Lobo Genetics, a Toronto-based healthcare technology company, claims it has the answer: DNA testing. The startup, founded in 2018, announced last November Charles Sousa, Ontario’s former finance minister, was joining the board.

“When we look at the available data on how cannabis might react person-to-person, it’s not entirely useful as the information is largely anecdotal,” says John Lem, CEO of Lobo Genetics. Cannabis affects people differently: Some may have the best time of their life; others might feel trapped in a downward spiral. “But by better understanding your genetic markup, it can be a completely different experience. There has been a lot of focus on the genetics of plants, but not many are talking about what the impact on the users is like,” Lem adds.

Similar to the immensely popular 23andMe, a California-based genomics and biotech company, Lobo Genetics aims to help people understand their response to recreational cannabis through a DNA test.

Costing $59, the test helps determine an individual’s tetrahydrocannabinol (THC) genetic profile through a cheek swab. As per a 2019 study using rats by Western University in London, Ont., THC, a cannabis compound known for its mind-altering effects, plays a key role in an individual’s psychological reactions to cannabis.

The four-inch cube used to process the test kits at Lobo Genetics.

The conclusion of the DNA analysis is followed by a curated list of products based on the individual’s profile, with strain listings being linked directly to government-run platforms like Ontario Cannabis Store, where interested users can make a purchase.

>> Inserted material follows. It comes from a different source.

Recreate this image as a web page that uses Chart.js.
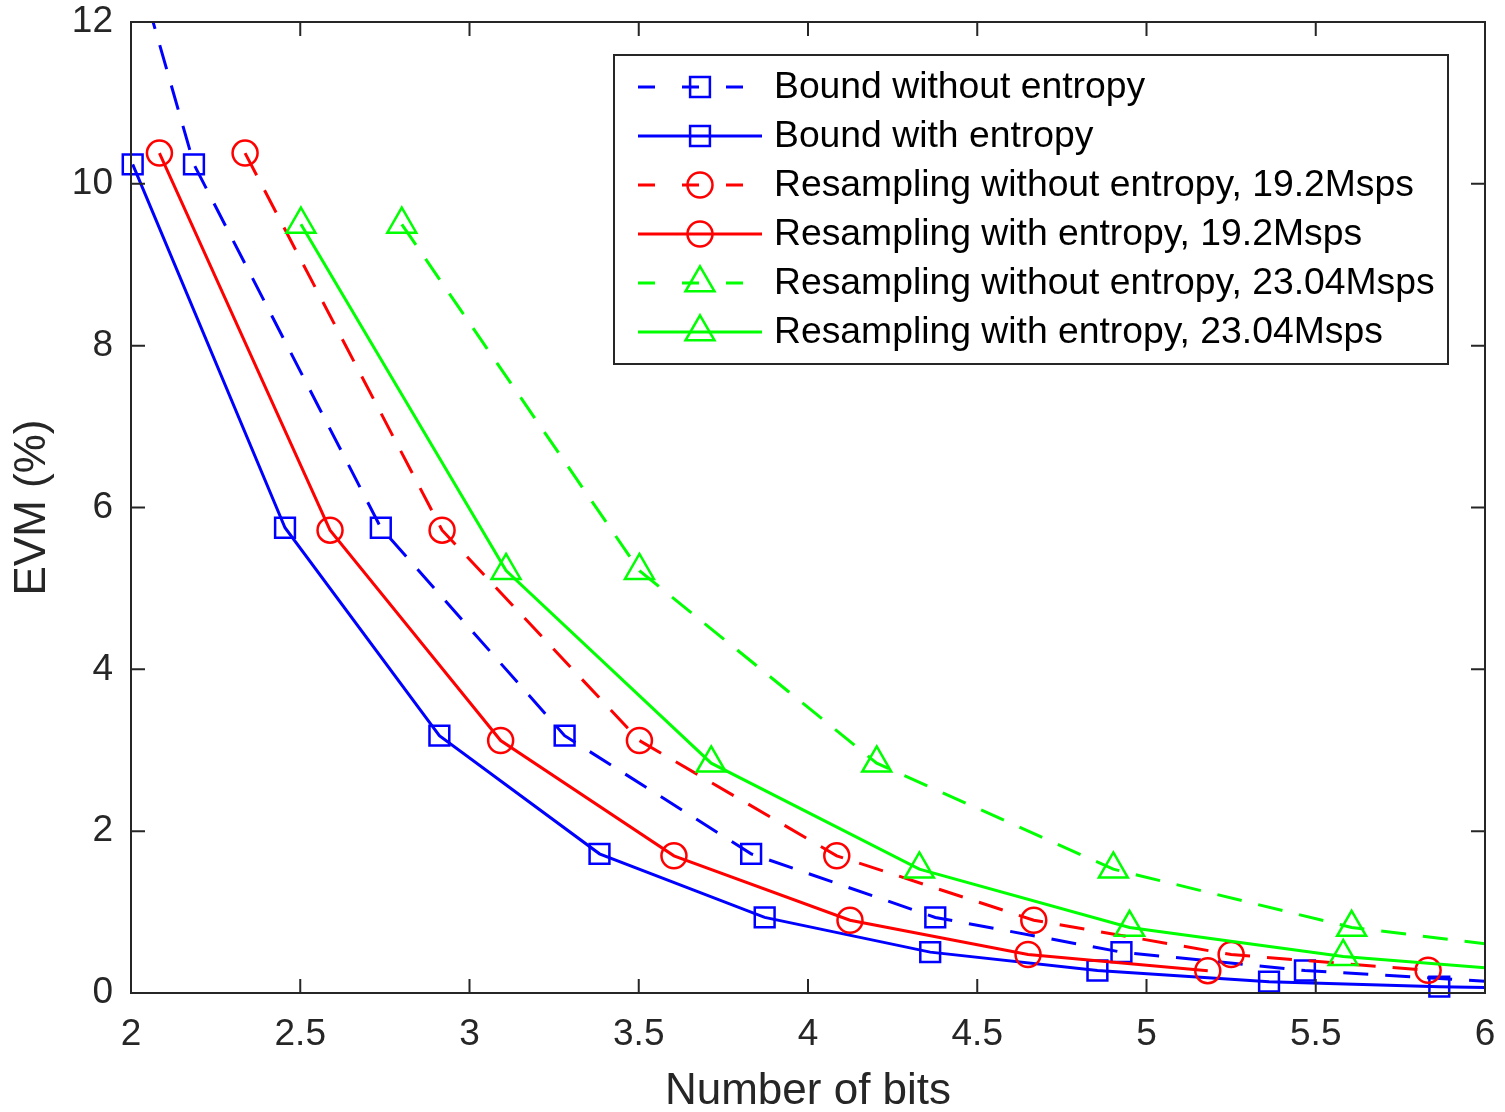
<!DOCTYPE html>
<html>
<head>
<meta charset="utf-8">
<title>EVM vs number of bits</title>
<script src="https://cdn.jsdelivr.net/npm/chart.js"></script>
<style>
  html, body { margin: 0; padding: 0; background: #fff; }
  #wrap { width: 1505px; height: 1112px; }
</style>
</head>
<body>
<div id="wrap"><canvas id="evm" width="1505" height="1112"></canvas></div>
<script>
// values: number of bits (x) and EVM in % (y)
// points outside 2..6 only carry the line to the axis edge, no marker is shown for them
const boundWithoutX = [1.64, 2.186, 2.738, 3.281, 3.832, 4.376, 4.926, 5.468, 6.02];
const boundWithoutY = [18.2, 10.24, 5.75, 3.18, 1.72, 0.934, 0.505, 0.278, 0.14];
const boundWithX = [2.005, 2.455, 2.911, 3.384, 3.872, 4.361, 4.855, 5.362, 5.865, 6.37];
const boundWithY = [10.24, 5.75, 3.18, 1.72, 0.934, 0.505, 0.278, 0.14, 0.078, 0.04];
const res192WithoutX = [2.337, 2.919, 3.502, 4.085, 4.667, 5.25, 5.832];
const res192WithoutY = [10.38, 5.72, 3.12, 1.695, 0.90, 0.475, 0.28];
const res192WithX = [2.084, 2.588, 3.092, 3.604, 4.124, 4.65, 5.181];
const res192WithY = [10.38, 5.72, 3.12, 1.695, 0.90, 0.475, 0.276];
const res2304WithoutX = [2.80, 3.502, 4.203, 4.902, 5.606, 6.31];
const res2304WithoutY = [9.50, 5.22, 2.84, 1.53, 0.81, 0.45];
const res2304WithX = [2.502, 3.108, 3.714, 4.329, 4.95, 5.581, 6.21];
const res2304WithY = [9.50, 5.22, 2.84, 1.53, 0.81, 0.45, 0.245];

const seriesLabels = [
    'Bound without entropy',
    'Bound with entropy',
    'Resampling without entropy, 19.2Msps',
    'Resampling with entropy, 19.2Msps',
    'Resampling without entropy, 23.04Msps',
    'Resampling with entropy, 23.04Msps'
];

// axis ranges and tick steps
const xMin = 2, xMax = 6, xStep = 0.5;
const yMin = 0, yMax = 12, yStep = 2;

const FONT = "'Liberation Sans', Arial, Helvetica, sans-serif";
const AXIS_COLOR = '#262626';
const TICK_LEN = 14;
const DASH = [25, 17];

function toPoints(xs, ys) {
    return xs.map((x, i) => ({ x: x, y: ys[i] }));
}

function makeSeries(label, xs, ys, color, dashed, style, radius, idx) {
    return {
        label: label,
        data: toPoints(xs, ys),
        borderColor: color,
        backgroundColor: color,
        borderWidth: 3,
        borderDash: dashed ? DASH : [],
        tension: 0,
        pointStyle: style,
        pointRadius: ctx => {
            const v = ctx.raw;
            return (v && v.x >= xMin && v.x <= xMax) ? radius : 0;
        },
        pointHoverRadius: 0,
        pointBorderColor: color,
        pointBackgroundColor: 'rgba(0,0,0,0)',
        pointBorderWidth: 2.5,
        clip: { left: 20, top: 0, right: 0, bottom: 20 },
        order: 5 - idx,
        _dashed: dashed,
        _radius: radius
    };
}

const datasets = [
    makeSeries(seriesLabels[0], boundWithoutX, boundWithoutY, '#0000ff', true, 'rect', 14, 0),
    makeSeries(seriesLabels[1], boundWithX, boundWithY, '#0000ff', false, 'rect', 14, 1),
    makeSeries(seriesLabels[2], res192WithoutX, res192WithoutY, '#ff0000', true, 'circle', 12.5, 2),
    makeSeries(seriesLabels[3], res192WithX, res192WithY, '#ff0000', false, 'circle', 12.5, 3),
    makeSeries(seriesLabels[4], res2304WithoutX, res2304WithoutY, '#00ff00', true, 'triangle', 16.7, 4),
    makeSeries(seriesLabels[5], res2304WithX, res2304WithY, '#00ff00', false, 'triangle', 16.7, 5)
];

// draws a hollow marker with the same geometry chart.js uses
function drawMarker(ctx, style, r, x, y) {
    ctx.beginPath();
    if (style === 'rect') {
        const s = Math.SQRT1_2 * r;
        ctx.rect(x - s, y - s, 2 * s, 2 * s);
    } else if (style === 'circle') {
        ctx.arc(x, y, r, 0, Math.PI * 2);
    } else {
        let a = 0;
        ctx.moveTo(x + Math.sin(a) * r, y - Math.cos(a) * r);
        a += Math.PI * 2 / 3;
        ctx.lineTo(x + Math.sin(a) * r, y - Math.cos(a) * r);
        a += Math.PI * 2 / 3;
        ctx.lineTo(x + Math.sin(a) * r, y - Math.cos(a) * r);
        ctx.closePath();
    }
    ctx.stroke();
}

// matlab style box with inward ticks on all four sides
const axesBox = {
    id: 'axesBox',
    afterDatasetsDraw(chart) {
        const { ctx, chartArea: a } = chart;
        const xs = chart.scales.x, ys = chart.scales.y;
        ctx.save();
        ctx.strokeStyle = AXIS_COLOR;
        ctx.lineWidth = 2;
        ctx.setLineDash([]);
        ctx.beginPath();
        xs.ticks.forEach(t => {
            const px = xs.getPixelForValue(t.value);
            ctx.moveTo(px, a.bottom); ctx.lineTo(px, a.bottom - TICK_LEN);
            ctx.moveTo(px, a.top); ctx.lineTo(px, a.top + TICK_LEN);
        });
        ys.ticks.forEach(t => {
            const py = ys.getPixelForValue(t.value);
            ctx.moveTo(a.left, py); ctx.lineTo(a.left + TICK_LEN, py);
            ctx.moveTo(a.right, py); ctx.lineTo(a.right - TICK_LEN, py);
        });
        ctx.stroke();
        ctx.strokeRect(a.left, a.top, a.right - a.left, a.bottom - a.top);
        ctx.restore();
    }
};

// legend box in the upper right: line sample + marker + text
const boxLegend = {
    id: 'boxLegend',
    afterDraw(chart) {
        const ctx = chart.ctx;
        const box = { left: 614, top: 55, right: 1448, bottom: 364 };
        const rowH = 49, firstRow = 87;
        ctx.save();
        ctx.fillStyle = '#ffffff';
        ctx.fillRect(box.left, box.top, box.right - box.left, box.bottom - box.top);
        ctx.strokeStyle = AXIS_COLOR;
        ctx.lineWidth = 2;
        ctx.strokeRect(box.left, box.top, box.right - box.left, box.bottom - box.top);
        chart.data.datasets.forEach((ds, i) => {
            const y = firstRow + i * rowH;
            ctx.strokeStyle = ds.borderColor;
            ctx.lineWidth = 3;
            ctx.setLineDash(ds._dashed ? [17, 27] : []);
            ctx.beginPath();
            ctx.moveTo(638, y);
            ctx.lineTo(762, y);
            ctx.stroke();
            ctx.setLineDash([]);
            ctx.lineWidth = ds.pointBorderWidth;
            drawMarker(ctx, ds.pointStyle, ds._radius, 700, y);
            ctx.fillStyle = '#000000';
            ctx.font = '37.3px ' + FONT;
            ctx.textAlign = 'left';
            ctx.textBaseline = 'middle';
            ctx.fillText(ds.label, 774, y + 1);
        });
        ctx.restore();
    }
};

new Chart(document.getElementById('evm').getContext('2d'), {
    type: 'line',
    data: { datasets: datasets },
    options: {
        responsive: false,
        animation: false,
        devicePixelRatio: 1,
        layout: { padding: { top: 22, right: 20, left: 0, bottom: 0 } },
        plugins: { legend: { display: false }, tooltip: { enabled: false } },
        scales: {
            x: {
                type: 'linear',
                min: xMin, max: xMax,
                grid: { display: false, drawTicks: false },
                border: { display: false },
                ticks: {
                    stepSize: xStep, padding: 20, color: AXIS_COLOR,
                    font: { family: FONT, size: 37 },
                    callback: v => String(v)
                },
                title: {
                    display: true, text: 'Number of bits', color: AXIS_COLOR,
                    font: { family: FONT, size: 44, lineHeight: 0.9 }, padding: { top: 0, bottom: 0 }
                },
                afterFit: s => { s.height = 119; s.paddingLeft = 0; s.paddingRight = 0; }
            },
            y: {
                min: yMin, max: yMax,
                grid: { display: false, drawTicks: false },
                border: { display: false },
                ticks: {
                    stepSize: yStep, padding: 18, color: AXIS_COLOR,
                    font: { family: FONT, size: 37 },
                    callback: v => String(v)
                },
                title: {
                    display: true, text: 'EVM (%)', color: AXIS_COLOR,
                    font: { family: FONT, size: 44, lineHeight: 1 }, padding: { top: 11, bottom: 0 }
                },
                afterFit: s => { s.width = 131; s.paddingTop = 0; s.paddingBottom = 0; }
            }
        }
    },
    plugins: [axesBox, boxLegend]
});
</script>
</body>
</html>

The results of the DNA tests are delivered within a couple of days and can be accessed through a smartphone. The profile provides information on sensitivity to THC by examining reactivity to three genes:

CYP2C9 produces an enzyme that helps break down THC in the body. The test can reveal if a person is a normal, slow or a very slow metabolizer of THC. A slow metabolizer profile, for instance, will feel the effects of cannabis through sublingual, vaping or smoking for a longer duration and at a slightly higher intensity.

AKT1 has been linked to causing psychosis in regular cannabis users. The test evaluates normal, intermediate and high risk when evaluating cannabis interaction with this gene. Results indicating “high risk” mean a person can experience short-term psychotic symptoms and long-term psychosis from THC.

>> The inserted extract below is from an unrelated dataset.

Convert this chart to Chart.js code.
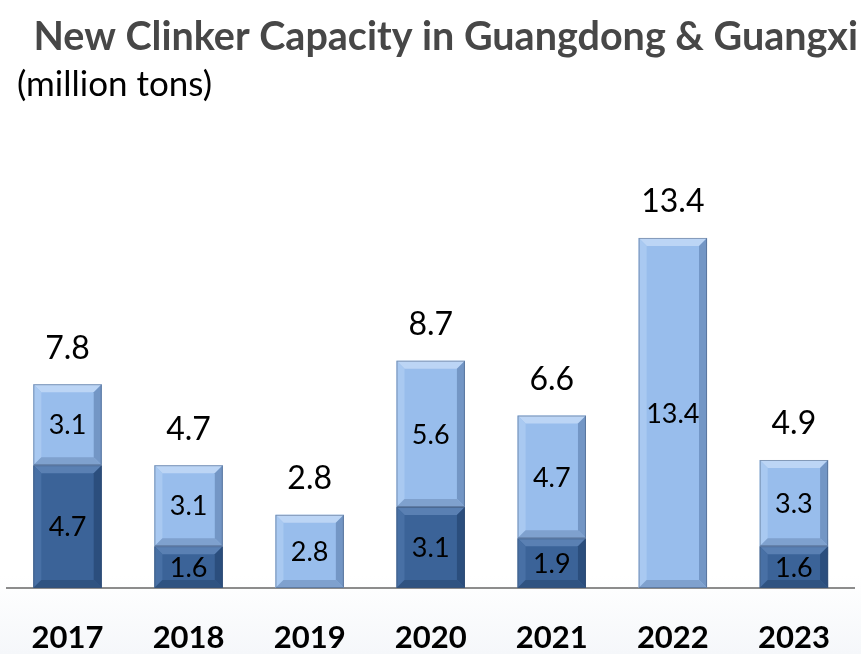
<!DOCTYPE html>
<html>
<head>
<meta charset="utf-8">
<script src="https://cdn.jsdelivr.net/npm/chart.js@4"></script>
<style>
  html, body { margin: 0; padding: 0; }
  body { background: linear-gradient(to bottom, #ffffff 0%, #ffffff 88%, #f5f7fa 100%); }
  canvas { display: block; }
</style>
</head>
<body>
<canvas id="chart" width="861" height="654"></canvas>
<script>
// Data
const years = ['2017', '2018', '2019', '2020', '2021', '2022', '2023'];
const lowerValues = [4.7, 1.6, null, 3.1, 1.9, null, 1.6];   // dark blue
const upperValues = [3.1, 3.1, 2.8, 5.6, 4.7, 13.4, 3.3];    // light blue
const totalValues = [7.8, 4.7, 2.8, 8.7, 6.6, 13.4, 4.9];

const titleText = 'New Clinker Capacity in Guangdong & Guangxi';
const unitText = '(million tons)';

const FONT = 'Lato, "Open Sans", sans-serif';

// bevel colours per dataset
const bevelColors = [
  { face: '#3b6398', top: '#5a80b3', left: '#4870a5', right: '#2b4e7d', bottom: '#2f5381' },
  { face: '#98bdec', top: '#bcd5f5', left: '#a9c9f1', right: '#7396c5', bottom: '#7fa1ce' }
];

function shade(ctx, pts, color) {
  ctx.beginPath();
  ctx.moveTo(pts[0][0], pts[0][1]);
  for (let i = 1; i < pts.length; i++) ctx.lineTo(pts[i][0], pts[i][1]);
  ctx.closePath();
  ctx.fillStyle = color;
  ctx.fill();
}

// Titles drawn at the top of the canvas
const titlePlugin = {
  id: 'titles',
  beforeDraw(chart) {
    const ctx = chart.ctx;
    ctx.save();
    ctx.textBaseline = 'alphabetic';
    ctx.fillStyle = '#474747';
    ctx.font = 'bold 39.5px ' + FONT;
    ctx.textAlign = 'right';
    ctx.fillText(titleText, 858, 50);
    ctx.fillStyle = '#000';
    ctx.font = '35px ' + FONT;
    ctx.textAlign = 'left';
    ctx.fillText(unitText, 17, 96);
    ctx.restore();
  }
};

// Bevel + value labels
const bevelPlugin = {
  id: 'bevel',
  afterDatasetsDraw(chart) {
    const ctx = chart.ctx;
    ctx.save();
    chart.data.datasets.forEach((ds, di) => {
      const meta = chart.getDatasetMeta(di);
      const c = bevelColors[di];
      meta.data.forEach((bar, i) => {
        if (ds.data[i] == null) return;
        const p = bar.getProps(['x', 'y', 'base', 'width'], true);
        const l = p.x - p.width / 2, r = p.x + p.width / 2;
        const t = Math.min(p.y, p.base), b = Math.max(p.y, p.base);
        const bv = Math.min(8, (b - t) / 2);
        shade(ctx, [[l, t], [r, t], [r - bv, t + bv], [l + bv, t + bv]], c.top);
        shade(ctx, [[l, t], [l + bv, t + bv], [l + bv, b - bv], [l, b]], c.left);
        shade(ctx, [[r, t], [r, b], [r - bv, b - bv], [r - bv, t + bv]], c.right);
        shade(ctx, [[l, b], [l + bv, b - bv], [r - bv, b - bv], [r, b]], c.bottom);
        ctx.strokeStyle = 'rgba(60,80,110,0.45)';
        ctx.lineWidth = 1;
        ctx.strokeRect(l + 0.5, t + 0.5, p.width - 1, b - t - 1);

        ctx.fillStyle = '#000';
        ctx.font = '27px ' + FONT;
        ctx.textAlign = 'center';
        ctx.textBaseline = 'middle';
        ctx.fillText(ds.data[i].toFixed(1), p.x, (t + b) / 2 + 1);
      });
    });

    // totals above the stack
    const topMeta = chart.getDatasetMeta(1);
    topMeta.data.forEach((bar, i) => {
      const p = bar.getProps(['x', 'y'], true);
      ctx.fillStyle = '#000';
      ctx.font = '32px ' + FONT;
      ctx.textAlign = 'center';
      ctx.textBaseline = 'middle';
      ctx.fillText(totalValues[i].toFixed(1), p.x, p.y - 36);
    });
    ctx.restore();
  }
};

new Chart(document.getElementById('chart'), {
  type: 'bar',
  data: {
    labels: years,
    datasets: [
      { data: lowerValues, backgroundColor: bevelColors[0].face, barPercentage: 0.565, categoryPercentage: 1 },
      { data: upperValues, backgroundColor: bevelColors[1].face, barPercentage: 0.565, categoryPercentage: 1 }
    ]
  },
  options: {
    responsive: false,
    animation: false,
    layout: { padding: { left: 7, right: 2, top: 100, bottom: 0 } },
    plugins: {
      legend: { display: false },
      tooltip: { enabled: false }
    },
    scales: {
      x: {
        stacked: true,
        grid: { display: false, drawTicks: false },
        border: { display: true, color: '#8c8c8c', width: 2 },
        ticks: { color: '#000', padding: 31, font: { family: FONT, size: 31, weight: 'bold', lineHeight: 1.2 } },
        afterFit(scale) { scale.height = 66; }
      },
      y: {
        stacked: true,
        display: false,
        min: 0,
        max: 18.68
      }
    }
  },
  plugins: [titlePlugin, bevelPlugin]
});
</script>
</body>
</html>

COMT affects memory and cognitive functions. A high-risk profile indicates a person may experience impairments that could include short-term memory loss, poor reaction time, and difficulty paying attention.

John Lem, CEO of Lobo Genetics. The company was founded in 2018 and later that year announced the addition of Charles Sousa, former Ontario finance minister, to the board.

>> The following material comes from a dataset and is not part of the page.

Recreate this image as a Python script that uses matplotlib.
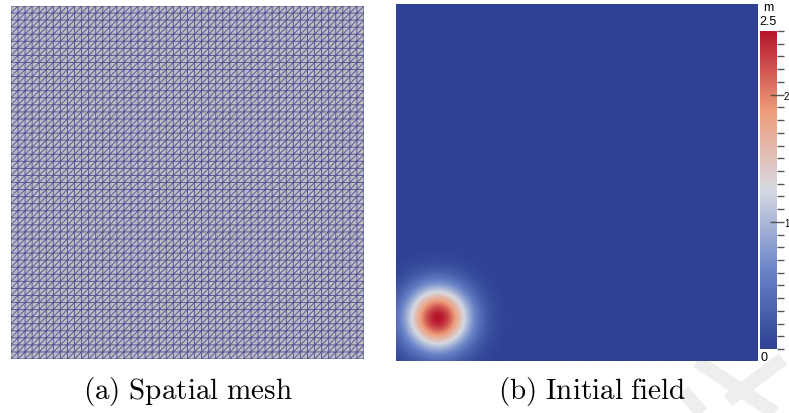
import matplotlib
matplotlib.use('Agg')
import matplotlib.pyplot as plt
import matplotlib.tri as mtri
import numpy as np
from matplotlib.colors import LinearSegmentedColormap
from matplotlib.lines import Line2D

plt.rcParams['mathtext.fontset'] = 'cm'

# mesh: number of square cells per side, each split into two triangles
n_cells = 50
# initial field: gaussian hump (height in m), centre and width in domain units
peak_height = 2.5
hump_x0, hump_y0 = 0.115, 0.12
hump_sigma = 0.062
# colorbar
cbar_labels = [1, 2]
captions = ['(a) Spatial mesh', '(b) Initial field']

cool_warm = LinearSegmentedColormap.from_list(
    'cool_warm', ['#2e4194', '#6a84c8', '#d6d9e2', '#ee9c7a', '#b5152b'])

fig = plt.figure(figsize=(7.89, 4.14), dpi=100)

# ---- (a) spatial mesh
ax_mesh = fig.add_axes((0.0139, 0.1304, 0.4474, 0.8527))
xs = np.linspace(0, 1, n_cells + 1)
gx, gy = np.meshgrid(xs, xs)
gx, gy = gx.ravel(), gy.ravel()
triangles = []
for j in range(n_cells):
    for i in range(n_cells):
        a = j * (n_cells + 1) + i
        b, c, d = a + 1, a + n_cells + 1, a + n_cells + 2
        triangles.append([a, b, d])
        triangles.append([a, d, c])
tri = mtri.Triangulation(gx, gy, triangles)
ax_mesh.set_facecolor('#bdbdc4')
ax_mesh.triplot(tri, color='#40408e', lw=0.7, alpha=0.8)
ax_mesh.set_xlim(0, 1)
ax_mesh.set_ylim(0, 1)
ax_mesh.set_xticks([])
ax_mesh.set_yticks([])
for sp in ax_mesh.spines.values():
    sp.set_visible(False)

# ---- (b) initial field
ax_field = fig.add_axes((0.5019, 0.1256, 0.4588, 0.8623))
fx = np.linspace(0, 1, 400)
fxx, fyy = np.meshgrid(fx, fx)
field = peak_height * np.exp(-((fxx - hump_x0) ** 2 + (fyy - hump_y0) ** 2)
                             / (2 * hump_sigma ** 2))
im = ax_field.imshow(field, origin='lower', extent=(0, 1, 0, 1), cmap=cool_warm,
                     vmin=0, vmax=peak_height, aspect='auto', interpolation='bilinear')
ax_field.axis('off')

# ---- colorbar
ax_cbar = fig.add_axes((0.9632, 0.1546, 0.0215, 0.768))
cbar = fig.colorbar(im, cax=ax_cbar)
cbar.outline.set_visible(False)
cbar.set_ticks(cbar_labels)
cbar.ax.set_yticks(np.arange(0, peak_height + 0.01, 0.1), minor=True)
cbar.ax.yaxis.set_tick_params(which='major', direction='inout', length=10,
                              width=1, color='#555555', labelsize=7, pad=0)
cbar.ax.yaxis.set_tick_params(which='minor', direction='out', length=5,
                              width=1, color='#555555')
for lab in cbar.ax.get_yticklabels():
    lab.set_family('Liberation Sans')
fig.text(0.9632 + 0.0107, 0.948, '2.5', ha='center', va='center', fontsize=9,
         family='Liberation Sans')
fig.text(0.9632 + 0.0107, 0.98, 'm', ha='center', va='center', fontsize=9,
         family='Liberation Sans')
fig.text(0.9632 + 0.005, 0.135, '0', ha='center', va='center', fontsize=9,
         family='Liberation Sans')

# ---- faint watermark strokes
wm = dict(color='#eeeeee', lw=10, solid_capstyle='butt', zorder=0)
fig.add_artist(Line2D([697 / 789, 775 / 789], [1 - 362 / 414, 0], **wm))
fig.add_artist(Line2D([783 / 789, 728 / 789], [1 - 360 / 414, 0.03], **wm))
fig.add_artist(Line2D([683 / 789, 702 / 789], [1 - 392 / 414, 0], **wm))

# ---- captions
fig.text(188 / 789, 0.055, r'$\mathrm{%s}$' % captions[0].replace(' ', r'\ '),
         ha='center', va='center', fontsize=21)
fig.text(592 / 789, 0.055, r'$\mathrm{%s}$' % captions[1].replace(' ', r'\ '),
         ha='center', va='center', fontsize=21)

fig.savefig('out.png', dpi=100)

No stranger to the genetic space, Lem has over 15 years of experience in the industry. He is also the co-founder of Ottawa-based Spartan Bioscience, a sample-to-result DNA testing system. Spartan Bioscience unveiled what it calls the “world’s smallest DNA tester,” a four-inch DNA testing cube, in 2016, that can test for a range of human diseases in less than half an hour. Licensing the technology from Spartan, similar-looking four-inch cubes are used to process the test kits at Lobo Genetics.

When it comes to the target audience, the service appeals mostly to adults under the age of 45. “It’s skewing towards couples. Recreational cannabis is often consumed socially, and we are finding that people want to know how they respond,” he says. “Parents are also keen to learn more. They are concerned about people in their lives that are using cannabis who are in universities, or mid- to late 20s, and they want to understand better.”

Lobo Genetics is in the process of developing CBD genetic test kits. Meanwhile, the THC kits are available for purchase online and in select stores in Alberta.